- Interactive map of Sister's Ferry
- 32°29′35.664″N 81°13′35.4″W﻿ / ﻿32.49324000°N 81.226500°W
- Location: Tom Gothe Rd (SC State Road S-27-277) Near Clyo, Georgia Effingham County, Georgia / Jasper County, South Carolina

History
- Built: After 1820

= Sister's Ferry =

Sisters Ferry is a historical site where the left wing of Union Maj. Gen. William Sherman's Army crossed the Savannah River during the beginning of General Sherman's "Carolina's Campaign" near the end of the American Civil War.

==History==
Sister's Ferry is a ferry crossing the Savannah River established sometime after 1820. The site is approximately 2 miles downstream of an older ferry-crossing site, Two Sister's Ferry, where loyalists in the Southern Campaign of the American Revolutionary War crossed the Savannah River on March 12, 1780. It is approximately 35 miles upstream from the City of Savannah.

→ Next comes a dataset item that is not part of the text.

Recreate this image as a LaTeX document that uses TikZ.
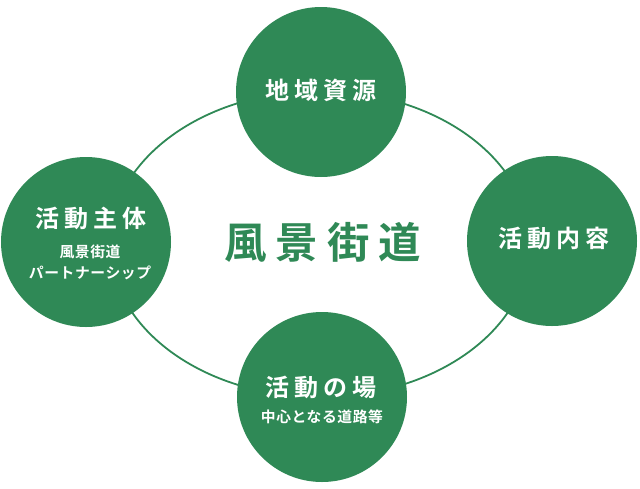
\documentclass[tikz,border=0pt]{standalone}
\usepackage{fontspec}
\usepackage{tikz}
\usetikzlibrary{positioning,shapes.geometric}
\newfontfamily\jpbig[LetterSpace=21]{Noto Sans CJK JP Bold}
\newfontfamily\jptitle[LetterSpace=20]{Noto Sans CJK JP Bold}
\newfontfamily\jpsub[LetterSpace=4]{Noto Sans CJK JP Bold}
\definecolor{mygreen}{HTML}{2F8956}
\tikzset{
  ball/.style={circle, fill=mygreen, draw=none, minimum size=170pt, inner sep=0pt},
  ttl/.style={text=white, font=\jptitle\fontsize{24}{28}\selectfont, inner sep=0pt},
  sub/.style={text=white, font=\jpsub\fontsize{14.8}{17}\selectfont, inner sep=0pt},
  ring/.style={draw=mygreen, line width=1.8pt},
}
\begin{document}
\begin{tikzpicture}[x=1pt, y=-1pt]
    \useasboundingbox (0,0) rectangle (640,488);
    \coordinate (mid) at (320,244);
    \draw[ring] (mid) ellipse [x radius=210, y radius=153];
    \node[ball] (res) at (321,92) {};
    \node[ball] (act) at (86,242) {};
    \node[ball] (cnt) at (552,241) {};
    \node[ball] (plc) at (322,397) {};
    \node[ttl] (res-t) at (321,90) {地域資源};
    \node[ttl] (act-t) at (91,218) {活動主体};
    \node[sub] (act-s1) at (90,252) {風景街道};
    \node[sub] (act-s2) at (90,273) {パートナーシップ};
    \node[ttl] (cnt-t) at (554,238) {活動内容};
    \node[ttl] (plc-t) at (321,387) {活動の場};
    \node[sub] (plc-s) at (322,417) {中心となる道路等};
    \node[text=mygreen, font=\jpbig\fontsize{42.5}{46}\selectfont, inner sep=0pt] (name) at (323,242) {風景街道};
  \end{tikzpicture}
\end{document}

==Sherman's Army Crossing==

After Sherman captured Savannah, the culmination of his march to the sea, he was ordered by Union Army general-in-chief Lt. Gen. Ulysses S. Grant to embark his army on ships to reinforce the Army of the Potomac and the Army of the James in Virginia, where Grant was bogged down in the Siege of Petersburg against Confederate General Robert E. Lee. However, he persuaded Grant that he should march north through the Carolinas instead, destroying everything of military value along the way, similar to his march to the sea through Georgia. Sherman was particularly interested in targeting South Carolina, the first state to secede from the Union, for the effect it would have on Southern morale.

General Sherman gave orders on January 19, 1865 to Maj. Gen. Henry W. Slocum, commander of the XIV and XX Corps, to cross the Savannah River into South Carolina at Sisters Ferry and Pocotaligo. At first, General Solcum was delayed by heavy rainfall; the wing was not able to leave the city of Savannah until January 29, 1865. By February 2, Slocum's wing still struggled to cross at the ferry point and lagged behind the rest of Sherman's Army in entering South Carolina.

Once they crossed the river, the wing proceeded up Sisters Ferry Road towards the town of Robertville, SC.